A new foreign investment law change has concerned National MPs who say it gives the Government the power to review "every financial transaction involving a foreign party".
The Overseas Investment (Urgent Measures) Bill was passed this week with the aim of protecting New Zealand assets - vulnerable during the COVID-19 crisis - from being sold cheaply to overseas investors.
The law requires foreign investors to notify the Government of certain investments with a controlling stake in an existing business or business assets, even if it is below the ordinary screening threshold of $100 million.
The Government will assess these transactions and, if necessary, consider whether they are contrary to New Zealand's national interest. If they are, then the transaction can be blocked.
Associate Finance Minister David Parker used the recent sale of Stuff for $1 as an example of why the law change necessary. He said it was lucky Stuff CEO Sinead Boucher purchased it rather than an overseas investor getting a bargain.
"It was a management buy-out, but it shows the potential for the sale of strategically important assets at fire-sale prices, and without this legislation, there is no ability for the Government to scrutinise those transactions."
National MP Andrew Bayly said the law change gives too much power to the Government - an argument reminiscent of recent opposition to the controversial legislation setting the framework for the alert level 2 rules.
The new law will be reviewed every 90 days - but that only came about after a committee process. Similarly, the controversial level 2 framework legislation was given a 90-day review clause only after National raised concerns.
Bayly said the foreign investor legislation "allows the minister, and it provides for one minister, to have the right to look at every financial transaction involving a foreign party to come through his or her office".
National MP Ian McKelvie echoed Bayly, saying "one person, whoever that minister is, is going to be making these decisions" on "every transaction that involves some segment of overseas investment beyond 25 percent".
McKelvie is concerned about foreigners being put off investing in New Zealand.
"We've got to remember, in the course of putting these controls in place, that we're really interfering, to some extent, in a property right or a right of people to trade their businesses that they've grown and built as they see fit."
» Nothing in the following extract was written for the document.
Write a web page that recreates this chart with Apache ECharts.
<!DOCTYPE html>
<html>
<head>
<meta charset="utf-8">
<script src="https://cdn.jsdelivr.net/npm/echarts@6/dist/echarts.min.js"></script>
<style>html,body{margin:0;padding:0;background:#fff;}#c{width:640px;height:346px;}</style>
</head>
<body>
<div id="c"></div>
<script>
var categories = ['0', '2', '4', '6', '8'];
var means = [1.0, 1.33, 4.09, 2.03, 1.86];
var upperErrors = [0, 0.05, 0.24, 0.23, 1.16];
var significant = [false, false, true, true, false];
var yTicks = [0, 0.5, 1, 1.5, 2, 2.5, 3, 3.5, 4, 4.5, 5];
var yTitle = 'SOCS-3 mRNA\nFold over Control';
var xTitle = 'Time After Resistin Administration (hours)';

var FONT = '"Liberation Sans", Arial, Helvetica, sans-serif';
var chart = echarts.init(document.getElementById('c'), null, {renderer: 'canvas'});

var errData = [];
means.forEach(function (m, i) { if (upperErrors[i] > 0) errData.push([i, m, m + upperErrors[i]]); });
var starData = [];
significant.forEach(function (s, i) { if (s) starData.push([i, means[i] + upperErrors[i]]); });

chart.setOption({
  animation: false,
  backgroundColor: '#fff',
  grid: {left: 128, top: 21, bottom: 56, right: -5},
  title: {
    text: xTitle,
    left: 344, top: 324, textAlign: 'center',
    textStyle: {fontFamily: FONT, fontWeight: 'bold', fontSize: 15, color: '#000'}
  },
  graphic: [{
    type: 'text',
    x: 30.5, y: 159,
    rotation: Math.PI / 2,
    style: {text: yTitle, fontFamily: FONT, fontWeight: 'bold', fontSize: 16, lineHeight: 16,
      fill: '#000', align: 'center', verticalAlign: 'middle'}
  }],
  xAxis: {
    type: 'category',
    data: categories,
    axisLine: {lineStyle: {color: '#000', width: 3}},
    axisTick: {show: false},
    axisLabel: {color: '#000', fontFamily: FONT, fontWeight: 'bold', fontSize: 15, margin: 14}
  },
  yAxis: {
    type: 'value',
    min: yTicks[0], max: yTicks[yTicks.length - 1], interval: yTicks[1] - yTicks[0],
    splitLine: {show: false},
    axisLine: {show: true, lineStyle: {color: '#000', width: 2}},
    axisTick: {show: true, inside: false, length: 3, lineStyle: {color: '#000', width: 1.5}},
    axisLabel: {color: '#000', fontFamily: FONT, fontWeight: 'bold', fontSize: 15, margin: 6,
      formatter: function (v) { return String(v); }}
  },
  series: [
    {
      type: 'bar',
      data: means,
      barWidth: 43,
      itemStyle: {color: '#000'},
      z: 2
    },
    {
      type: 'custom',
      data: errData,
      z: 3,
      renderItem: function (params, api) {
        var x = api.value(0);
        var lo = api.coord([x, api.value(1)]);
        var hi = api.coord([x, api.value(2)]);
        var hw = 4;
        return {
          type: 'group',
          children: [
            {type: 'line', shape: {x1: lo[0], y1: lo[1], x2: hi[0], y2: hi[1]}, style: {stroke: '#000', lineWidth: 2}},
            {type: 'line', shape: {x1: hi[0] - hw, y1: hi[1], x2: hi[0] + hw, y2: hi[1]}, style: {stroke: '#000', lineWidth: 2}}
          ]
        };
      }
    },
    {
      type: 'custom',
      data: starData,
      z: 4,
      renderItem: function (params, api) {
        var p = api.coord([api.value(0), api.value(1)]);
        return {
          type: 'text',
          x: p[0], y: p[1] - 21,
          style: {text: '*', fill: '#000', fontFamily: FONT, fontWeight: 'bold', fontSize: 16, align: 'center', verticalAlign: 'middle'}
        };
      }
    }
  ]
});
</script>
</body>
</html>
Green MP Eugenie Sage argued the legislation is necessary to "ensure that we don't have key assets, which have dropped in value because of COVID, being alienated overseas".
Under the new law, she said if an overseas investor wants to increase their stake in a company in New Zealand to beyond 50 percent or wants to buy the first 25 percent, then that has to be notified to the Overseas Investment Office (OIO).
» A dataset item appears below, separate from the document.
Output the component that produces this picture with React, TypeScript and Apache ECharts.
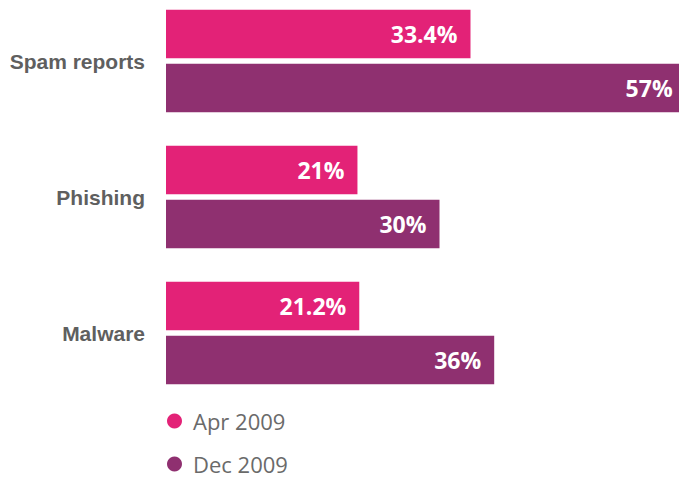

She suggested the Opposition exaggerated concerns about the Government's power to review every financial transaction involving a foreign party.
"There will be a triaged process that the Overseas Investment Office goes through and determines whether any investments need to be elevated to the Minister of Finance to consider.
"The National Party may not be concerned with iconic New Zealand businesses being snapped up at fire-sale prices by overseas investors, but this Government is."
The Government made changes to the Overseas Investment Act in October 2018 to restrict overseas people buying residential property in New Zealand.
Most overseas people are not able to buy homes in New Zealand, but certain overseas people can apply to the OIO for consent to buy one New Zealand home and live in it.
Prime Minister Jacinda Ardern has ruled out easing the foreign buyer ban to stimulate the economy during the COVID-19 crisis.